Wednesday, July 17, 2013

Day Job


When I'm asked what I do, I'm always hesitent as to how to reply.
Do you mean what do I get paid to do? Or what do I spend most of my time doing? or what would I be doing if I didn't have any family responsibilities?
What do I do well? Or Just for fun. Just for me?
What do I do that's important, or frivolous. Selfish. Selfless. 

What did I do yesterday, or today, or last month...or tomorrow?
No answers here.
I joke that I've aleady had three or four careers...

I worked in the clinic all day yesterday and will be working almost every other day through the Summer before we head back again to Italy.  And since my free time now is spent keeping up with the medical world--reviewing charts and current practice there's no time now for painting or printing. We still commute between two worlds. Italy where I get to be a dad/farmer/printmaker/artist and the US where I jump back completely into the medical world of patients, long shifts and the desire to make people well and the everpresent fear of making a mistake or missing something serious.

But we will head back to Italy in September:
The boys will be back in school and Fall chores in the fields will beckon--maybe there will still be time to put in strawberries or seed a cover crop in the bottom fields or squeak in some spinach and lettuce to overwinter.
Then maybe I'll have a moment to pull out my sketchbooks again.
I have some wood planks waiting and a few ideas I've been kicking around for years that I've been hoping to get onto paper eventually.





Wednesday, July 3, 2013

The Three Graces: Glad, Hefty and Kirkland

The Three Graces, moku-hanga woodcut; 8.5"x11.25" on Echizen Kozo washi; edition 12

















I don't think it was irony or wry cynicism that led me to call my last print the Three Graces;
I think instead it really was just the way the three sets of hands and tilted heads rose to the surface from the memories of art classes of long ago and art visits of more recent times and reminded me as I sketched the three bags that would become the subject of this print.  It was only later that I realized how apt a title it was. 

 

Agliaia, Euphrosyne, and Thalia; they represent the three Greek Charities or Graces;
They were the goddesses of joy, pleasure, grace, beauty, festivity, adornment, dance, and song.

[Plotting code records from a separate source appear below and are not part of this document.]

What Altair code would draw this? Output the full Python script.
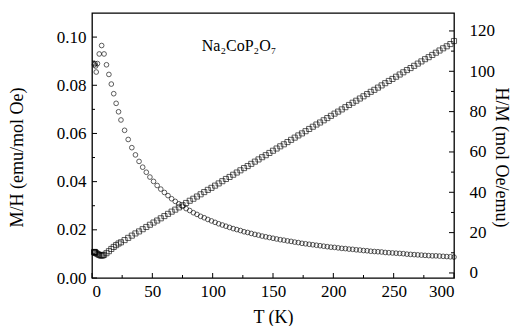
import altair as alt
import pandas as pd

# ---- data ----
T_low_circ = [2.0, 2.5, 3.0, 3.5, 4.5, 6.0, 8.0, 10.0, 12.0, 14.0, 16.0, 18.0, 20.0, 22.0]
MH_low = [0.0885, 0.0890, 0.0880, 0.0855, 0.0890, 0.0930, 0.0965, 0.0930, 0.0885,
          0.0845, 0.0805, 0.0765, 0.0725, 0.0690]
T_low_sq = [1.8, 2.0, 2.3, 2.6, 3.0, 4.0, 5.0, 6.0, 7.0, 8.0, 9.0, 10.0, 12.0, 14.0,
            16.0, 18.0, 20.0, 22.0]
HM_low = [10.4, 10.2, 10.4, 10.0, 10.1, 9.6, 9.3, 8.9, 8.7, 8.6, 8.7, 9.0, 9.8, 10.8,
          11.9, 12.9, 13.8, 14.6]

T_high = [24, 27, 30, 33, 36, 39, 42, 45, 48, 51, 54, 57, 60, 63, 66, 69, 72, 75, 78, 81,
          84, 87, 90, 93, 96, 99, 102, 105, 108, 111, 114, 117, 120, 123, 126, 129, 132,
          135, 138, 141, 144, 147, 150, 153, 156, 159, 162, 165, 168, 171, 174, 177, 180,
          183, 186, 189, 192, 195, 198, 201, 204, 207, 210, 213, 216, 219, 222, 225, 228,
          231, 234, 237, 240, 243, 246, 249, 252, 255, 258, 261, 264, 267, 270, 273, 276,
          279, 282, 285, 288, 291, 294, 297, 300]
MH_high = [0.0656, 0.0613, 0.0575, 0.0541, 0.0511, 0.0484, 0.0460, 0.0439, 0.0419, 0.0401,
           0.0384, 0.0369, 0.0355, 0.0342, 0.0329, 0.0318, 0.0308, 0.0298, 0.0288, 0.0280,
           0.0271, 0.0264, 0.0256, 0.0250, 0.0243, 0.0237, 0.0231, 0.0225, 0.0220, 0.0215,
           0.0210, 0.0205, 0.0201, 0.0197, 0.0192, 0.0189, 0.0185, 0.0181, 0.0178, 0.0174,
           0.0171, 0.0168, 0.0165, 0.0162, 0.0159, 0.0157, 0.0154, 0.0152, 0.0149, 0.0147,
           0.0144, 0.0142, 0.0140, 0.0138, 0.0136, 0.0134, 0.0132, 0.0130, 0.0128, 0.0127,
           0.0125, 0.0123, 0.0122, 0.0120, 0.0119, 0.0117, 0.0116, 0.0114, 0.0113, 0.0111,
           0.0110, 0.0109, 0.0108, 0.0106, 0.0105, 0.0104, 0.0103, 0.0102, 0.0101, 0.0099,
           0.0098, 0.0097, 0.0096, 0.0095, 0.0094, 0.0093, 0.0092, 0.0092, 0.0091, 0.0090,
           0.0089, 0.0088, 0.0087]
HM_high = [15.2, 16.3, 17.4, 18.5, 19.6, 20.6, 21.7, 22.8, 23.9, 25.0,
           26.0, 27.1, 28.2, 29.3, 30.4, 31.4, 32.5, 33.6, 34.7, 35.8,
           36.8, 37.9, 39.0, 40.1, 41.2, 42.2, 43.3, 44.4, 45.5, 46.6,
           47.6, 48.7, 49.8, 50.9, 52.0, 53.0, 54.1, 55.2, 56.3, 57.4,
           58.4, 59.5, 60.6, 61.7, 62.8, 63.8, 64.9, 66.0, 67.1, 68.2,
           69.2, 70.3, 71.4, 72.5, 73.6, 74.6, 75.7, 76.8, 77.9, 79.0,
           80.0, 81.1, 82.2, 83.3, 84.4, 85.4, 86.5, 87.6, 88.7, 89.8,
           90.8, 91.9, 93.0, 94.1, 95.2, 96.2, 97.3, 98.4, 99.5, 100.6,
           101.6, 102.7, 103.8, 104.9, 106.0, 107.0, 108.1, 109.2, 110.3, 111.4,
           112.4, 113.5, 115.0]

x_major = [0, 50, 100, 150, 200, 250, 300]
x_minor = [25, 75, 125, 175, 225, 275]
l_major = [0.0, 0.02, 0.04, 0.06, 0.08, 0.10]
l_minor = [0.01, 0.03, 0.05, 0.07, 0.09]
r_major = [0, 20, 40, 60, 80, 100, 120]
r_minor = [10, 30, 50, 70, 90, 110]

label_T = [91]
label_v = [0.0965]
label_txt = ["Na\u2082CoP\u2082O\u2087"]

# ---- chart ----
circ = pd.DataFrame({"T": T_low_circ + T_high, "MH": MH_low + MH_high})
sq = pd.DataFrame({"T": T_low_sq + T_high, "HM": HM_low + HM_high})

FONT = "Liberation Serif"
W, H = 362, 265

xscale = alt.Scale(domain=[0, 300], nice=False, zero=False)
lscale = alt.Scale(domain=[0, 0.11], nice=False, zero=False)
rscale = alt.Scale(domain=[-2.5, 128.9], nice=False, zero=False)

common = dict(ticks=False, domain=False, grid=False)

x_axis = alt.Axis(title="T (K)", orient="bottom", values=x_major, format="d", labelPadding=5,
                  titleBaseline="middle", titleY=39, **common)
l_axis = alt.Axis(title="M/H (emu/mol Oe)", orient="left", values=l_major, format=".2f",
                  labelPadding=6, titleBaseline="middle", titleX=-75, titleY=144, **common)
r_axis = alt.Axis(title="H/M (mol Oe/emu)", orient="right", values=r_major, format="d",
                  labelPadding=15, titleAngle=90, titleBaseline="middle", titleX=46,
                  titleY=144, **common)

circles = alt.Chart(circ).mark_point(shape="circle", filled=False, size=22, color="black",
                                     strokeWidth=0.9).encode(
    x=alt.X("T:Q", scale=xscale, axis=x_axis),
    y=alt.Y("MH:Q", scale=lscale, axis=l_axis),
)

label = alt.Chart(pd.DataFrame({"T": label_T, "MH": label_v, "t": label_txt})).mark_text(
    font=FONT, fontSize=16, color="black", align="left", baseline="middle").encode(
    x=alt.X("T:Q", scale=xscale, axis=x_axis),
    y=alt.Y("MH:Q", scale=lscale, axis=l_axis),
    text="t:N",
)


def vticks(vals, field, scale, axis, x0, x1):
    return alt.Chart(pd.DataFrame({field: vals})).mark_rule(color="black", strokeWidth=1).encode(
        y=alt.Y(f"{field}:Q", scale=scale, axis=axis), x=alt.value(x0), x2=alt.value(x1))


def hticks(vals, length):
    return alt.Chart(pd.DataFrame({"T": vals})).mark_rule(color="black", strokeWidth=1).encode(
        x=alt.X("T:Q", scale=xscale, axis=x_axis), y=alt.value(H), y2=alt.value(H - length))


left = alt.layer(circles, label,
                 vticks(l_major, "MH", lscale, l_axis, 0, 5),
                 vticks(l_minor, "MH", lscale, l_axis, 0, 3),
                 hticks(x_major, 5), hticks(x_minor, 3))

squares = alt.Chart(sq).mark_point(shape="square", filled=False, size=26, color="black",
                                   strokeWidth=0.9).encode(
    x=alt.X("T:Q", scale=xscale, axis=x_axis),
    y=alt.Y("HM:Q", scale=rscale, axis=r_axis),
)

right = alt.layer(squares,
                  vticks(r_major, "HM", rscale, r_axis, W, W - 5),
                  vticks(r_minor, "HM", rscale, r_axis, W, W - 3))

chart = alt.layer(left, right).resolve_scale(y="independent").properties(
    width=W, height=H,
    autosize=alt.AutoSizeParams(type="none"),
    padding={"left": 84, "top": 5, "right": 59, "bottom": 48},
    background="white",
).configure_view(
    stroke="black", strokeWidth=1.3
).configure_axis(
    labelFont=FONT, labelFontSize=17, titleFont=FONT, titleFontSize=18,
    titleFontWeight="normal", labelColor="black", titleColor="black",
).configure_text(font=FONT)

chart.save("out.html", embed_options={"renderer": "svg", "actions": False})
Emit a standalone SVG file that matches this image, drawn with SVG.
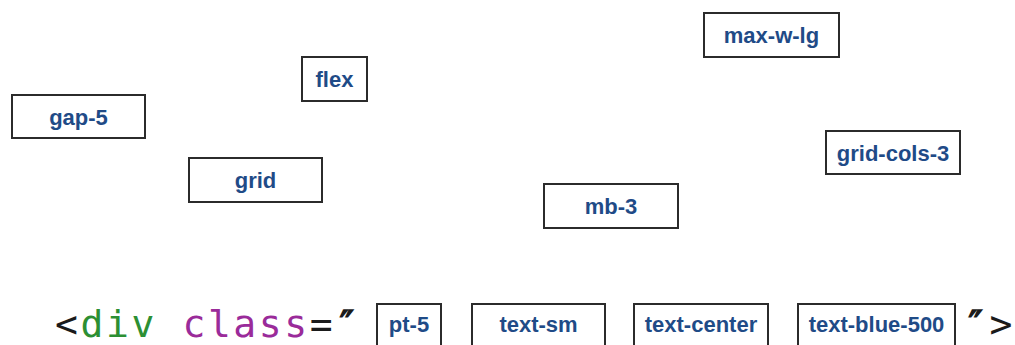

The daughters of Zeus and sea-nymph Eurynome-- they were also the handmaidens of Hera and Aphrodite, and hence, among other things the protectors of vegetation.
Here's the entire painting, from the Botticelli room of the Uffizi gallery in Florence:



It's big, beautiful painting and enigmatic in the way that lost symbols often are.
It's a complex work, and it's symbolism and thematic origins  are still debated but it is reproduced everywhere and these three young women adorn posters, calenders, postcards, plates, trays, etc. and have become part of every Florentine's collective memory.
(Once, after a kindergarten class field trip; Sami stood in front of it and spent 15 minutes explaining to his grandmother (and a gathering of open-mouthed, American tourists) the complex symbolism and identity of the various figures: Zephry, Chloris, Venus, Eros, Mercury, the Three Graces, Flora.....))

But we've come a long way from Classical Greece or Renaissance Florence.....
I'm an American and can't claim to come from a culture that is synonymous with Art, or Creation, or any kind of Charity.
As one of the largest consumer societies in the world, we are responsible for the bulk of the consumption of needless crap, and the resulting mountain of packaging, paper, plastic wrap, cardboard, starch peanuts, styrofoam, injection-molded plastic all designed to safely envelope, package, transport  stuff we never really needed into our homes and lives.
 
So instead of Grace, Joy, Mirth and Song we have Glad, Hefty and Kirkland. And we'll be remembered, perhaps in 2000 year's time by the accumulations of refuse we've left behind rather than some painted panel or chiseled relic.